YOUR TASK: Leave out all pictures. Return exactly the lines from the top of the material through the line containing "const orangeMark = halfCircle(8.5, ORANGE, 3.2);".

SOURCE DATA:
--- start ---

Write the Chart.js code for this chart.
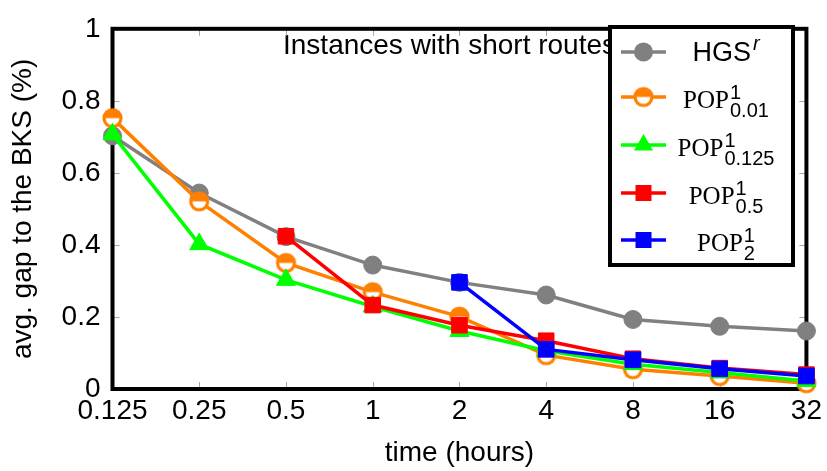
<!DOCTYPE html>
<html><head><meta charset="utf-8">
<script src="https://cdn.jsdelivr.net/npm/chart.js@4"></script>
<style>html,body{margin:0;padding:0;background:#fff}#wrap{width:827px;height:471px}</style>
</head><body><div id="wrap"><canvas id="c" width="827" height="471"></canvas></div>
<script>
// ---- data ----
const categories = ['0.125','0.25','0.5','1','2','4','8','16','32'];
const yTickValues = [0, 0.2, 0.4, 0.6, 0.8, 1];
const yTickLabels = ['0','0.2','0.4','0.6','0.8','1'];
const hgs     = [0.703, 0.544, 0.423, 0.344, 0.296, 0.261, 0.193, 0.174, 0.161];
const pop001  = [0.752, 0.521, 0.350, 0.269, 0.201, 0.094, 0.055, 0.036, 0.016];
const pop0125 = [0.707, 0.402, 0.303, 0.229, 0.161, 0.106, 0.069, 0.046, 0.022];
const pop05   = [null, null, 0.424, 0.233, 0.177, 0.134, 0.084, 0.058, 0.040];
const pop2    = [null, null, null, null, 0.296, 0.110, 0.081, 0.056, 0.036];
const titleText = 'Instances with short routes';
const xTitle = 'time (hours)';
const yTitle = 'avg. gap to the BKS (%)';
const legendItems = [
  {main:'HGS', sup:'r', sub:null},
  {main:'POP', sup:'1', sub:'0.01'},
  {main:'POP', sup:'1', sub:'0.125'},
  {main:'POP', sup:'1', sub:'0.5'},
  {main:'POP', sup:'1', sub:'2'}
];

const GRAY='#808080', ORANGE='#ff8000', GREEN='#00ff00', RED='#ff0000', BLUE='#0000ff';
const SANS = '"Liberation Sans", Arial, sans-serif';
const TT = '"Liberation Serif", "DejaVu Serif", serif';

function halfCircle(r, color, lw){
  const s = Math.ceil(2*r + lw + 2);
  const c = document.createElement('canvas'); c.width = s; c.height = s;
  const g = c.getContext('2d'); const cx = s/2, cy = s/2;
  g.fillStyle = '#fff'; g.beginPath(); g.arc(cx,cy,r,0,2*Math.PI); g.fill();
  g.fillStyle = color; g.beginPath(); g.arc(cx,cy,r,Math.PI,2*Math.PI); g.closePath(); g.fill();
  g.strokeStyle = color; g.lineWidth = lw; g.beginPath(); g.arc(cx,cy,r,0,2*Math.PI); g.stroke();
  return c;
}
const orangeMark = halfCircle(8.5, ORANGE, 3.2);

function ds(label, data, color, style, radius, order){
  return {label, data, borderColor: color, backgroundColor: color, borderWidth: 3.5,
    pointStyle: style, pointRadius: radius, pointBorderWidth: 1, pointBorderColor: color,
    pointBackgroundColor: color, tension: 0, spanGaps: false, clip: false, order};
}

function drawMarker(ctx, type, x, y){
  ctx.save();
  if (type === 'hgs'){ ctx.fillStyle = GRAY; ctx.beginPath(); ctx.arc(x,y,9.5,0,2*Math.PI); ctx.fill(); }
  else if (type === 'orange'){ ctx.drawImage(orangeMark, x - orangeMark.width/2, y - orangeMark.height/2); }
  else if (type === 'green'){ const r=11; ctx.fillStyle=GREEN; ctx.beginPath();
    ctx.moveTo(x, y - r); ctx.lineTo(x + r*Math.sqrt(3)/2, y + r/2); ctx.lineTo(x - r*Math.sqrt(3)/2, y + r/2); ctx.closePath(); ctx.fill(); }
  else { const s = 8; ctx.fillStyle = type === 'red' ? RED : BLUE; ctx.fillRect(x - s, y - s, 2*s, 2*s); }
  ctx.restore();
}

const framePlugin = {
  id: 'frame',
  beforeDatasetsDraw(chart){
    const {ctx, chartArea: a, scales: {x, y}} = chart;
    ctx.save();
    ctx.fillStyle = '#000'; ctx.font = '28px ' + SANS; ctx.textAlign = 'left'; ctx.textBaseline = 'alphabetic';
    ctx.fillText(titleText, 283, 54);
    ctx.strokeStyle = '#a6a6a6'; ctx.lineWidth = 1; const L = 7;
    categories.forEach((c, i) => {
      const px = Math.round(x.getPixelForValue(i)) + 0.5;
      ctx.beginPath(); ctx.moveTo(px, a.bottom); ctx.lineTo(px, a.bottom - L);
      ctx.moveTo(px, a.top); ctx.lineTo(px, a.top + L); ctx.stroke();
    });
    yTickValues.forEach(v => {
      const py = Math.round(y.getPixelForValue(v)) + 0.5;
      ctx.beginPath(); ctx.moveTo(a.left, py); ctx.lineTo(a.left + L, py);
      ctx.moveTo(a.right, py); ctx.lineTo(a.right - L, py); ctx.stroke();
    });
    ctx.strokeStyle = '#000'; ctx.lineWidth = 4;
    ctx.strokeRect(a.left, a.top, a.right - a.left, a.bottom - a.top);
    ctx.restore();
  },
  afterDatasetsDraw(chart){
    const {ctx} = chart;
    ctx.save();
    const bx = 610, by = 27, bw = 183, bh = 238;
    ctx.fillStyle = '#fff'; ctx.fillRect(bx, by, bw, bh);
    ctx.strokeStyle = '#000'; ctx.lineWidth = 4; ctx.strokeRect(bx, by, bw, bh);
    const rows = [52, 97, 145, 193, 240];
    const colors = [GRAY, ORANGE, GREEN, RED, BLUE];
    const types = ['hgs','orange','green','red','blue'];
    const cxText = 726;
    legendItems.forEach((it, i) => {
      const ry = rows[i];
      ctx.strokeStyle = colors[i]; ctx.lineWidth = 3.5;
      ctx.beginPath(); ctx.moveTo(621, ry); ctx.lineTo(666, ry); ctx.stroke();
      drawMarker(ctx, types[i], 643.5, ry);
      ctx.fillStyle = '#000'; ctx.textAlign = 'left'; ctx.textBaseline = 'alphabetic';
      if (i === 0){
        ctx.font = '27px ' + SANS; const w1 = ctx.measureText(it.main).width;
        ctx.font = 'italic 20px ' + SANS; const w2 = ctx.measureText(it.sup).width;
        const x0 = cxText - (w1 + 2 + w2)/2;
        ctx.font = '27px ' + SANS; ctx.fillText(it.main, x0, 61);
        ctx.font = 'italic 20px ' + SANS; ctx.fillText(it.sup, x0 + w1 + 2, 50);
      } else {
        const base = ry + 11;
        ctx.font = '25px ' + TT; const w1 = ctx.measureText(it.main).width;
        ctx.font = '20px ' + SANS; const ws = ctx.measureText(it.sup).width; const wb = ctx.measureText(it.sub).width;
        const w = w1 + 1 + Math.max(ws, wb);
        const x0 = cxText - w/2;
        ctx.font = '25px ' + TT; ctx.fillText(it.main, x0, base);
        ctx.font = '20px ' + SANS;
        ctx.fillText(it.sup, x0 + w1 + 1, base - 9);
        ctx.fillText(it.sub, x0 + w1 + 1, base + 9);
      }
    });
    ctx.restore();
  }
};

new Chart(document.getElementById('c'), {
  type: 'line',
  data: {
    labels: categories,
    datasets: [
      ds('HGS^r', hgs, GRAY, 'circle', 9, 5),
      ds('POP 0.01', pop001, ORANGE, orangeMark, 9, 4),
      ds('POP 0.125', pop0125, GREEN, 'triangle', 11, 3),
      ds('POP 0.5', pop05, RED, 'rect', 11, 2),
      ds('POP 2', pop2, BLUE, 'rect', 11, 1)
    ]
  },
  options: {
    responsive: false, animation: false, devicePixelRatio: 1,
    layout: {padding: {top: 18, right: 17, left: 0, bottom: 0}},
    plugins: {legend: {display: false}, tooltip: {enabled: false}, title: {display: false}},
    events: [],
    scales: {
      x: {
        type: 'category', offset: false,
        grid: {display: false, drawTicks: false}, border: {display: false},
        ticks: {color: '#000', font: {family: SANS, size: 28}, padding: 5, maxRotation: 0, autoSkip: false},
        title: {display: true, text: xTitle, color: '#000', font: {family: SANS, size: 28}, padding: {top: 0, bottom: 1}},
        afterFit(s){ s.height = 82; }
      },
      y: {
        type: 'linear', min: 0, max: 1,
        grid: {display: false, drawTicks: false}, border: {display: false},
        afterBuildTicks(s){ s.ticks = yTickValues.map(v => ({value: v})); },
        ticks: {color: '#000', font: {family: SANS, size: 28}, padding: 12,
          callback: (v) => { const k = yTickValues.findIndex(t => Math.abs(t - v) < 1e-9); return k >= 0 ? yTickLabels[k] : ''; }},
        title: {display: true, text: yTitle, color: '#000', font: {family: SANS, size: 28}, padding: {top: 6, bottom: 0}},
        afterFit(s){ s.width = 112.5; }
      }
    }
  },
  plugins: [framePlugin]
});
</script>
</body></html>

--- end ---

REPLY:
Write the Chart.js code for this chart.
<!DOCTYPE html>
<html><head><meta charset="utf-8">
<script src="https://cdn.jsdelivr.net/npm/chart.js@4"></script>
<style>html,body{margin:0;padding:0;background:#fff}#wrap{width:827px;height:471px}</style>
</head><body><div id="wrap"><canvas id="c" width="827" height="471"></canvas></div>
<script>
// ---- data ----
const categories = ['0.125','0.25','0.5','1','2','4','8','16','32'];
const yTickValues = [0, 0.2, 0.4, 0.6, 0.8, 1];
const yTickLabels = ['0','0.2','0.4','0.6','0.8','1'];
const hgs     = [0.703, 0.544, 0.423, 0.344, 0.296, 0.261, 0.193, 0.174, 0.161];
const pop001  = [0.752, 0.521, 0.350, 0.269, 0.201, 0.094, 0.055, 0.036, 0.016];
const pop0125 = [0.707, 0.402, 0.303, 0.229, 0.161, 0.106, 0.069, 0.046, 0.022];
const pop05   = [null, null, 0.424, 0.233, 0.177, 0.134, 0.084, 0.058, 0.040];
const pop2    = [null, null, null, null, 0.296, 0.110, 0.081, 0.056, 0.036];
const titleText = 'Instances with short routes';
const xTitle = 'time (hours)';
const yTitle = 'avg. gap to the BKS (%)';
const legendItems = [
  {main:'HGS', sup:'r', sub:null},
  {main:'POP', sup:'1', sub:'0.01'},
  {main:'POP', sup:'1', sub:'0.125'},
  {main:'POP', sup:'1', sub:'0.5'},
  {main:'POP', sup:'1', sub:'2'}
];

const GRAY='#808080', ORANGE='#ff8000', GREEN='#00ff00', RED='#ff0000', BLUE='#0000ff';
const SANS = '"Liberation Sans", Arial, sans-serif';
const TT = '"Liberation Serif", "DejaVu Serif", serif';

function halfCircle(r, color, lw){
  const s = Math.ceil(2*r + lw + 2);
  const c = document.createElement('canvas'); c.width = s; c.height = s;
  const g = c.getContext('2d'); const cx = s/2, cy = s/2;
  g.fillStyle = '#fff'; g.beginPath(); g.arc(cx,cy,r,0,2*Math.PI); g.fill();
  g.fillStyle = color; g.beginPath(); g.arc(cx,cy,r,Math.PI,2*Math.PI); g.closePath(); g.fill();
  g.strokeStyle = color; g.lineWidth = lw; g.beginPath(); g.arc(cx,cy,r,0,2*Math.PI); g.stroke();
  return c;
}
const orangeMark = halfCircle(8.5, ORANGE, 3.2);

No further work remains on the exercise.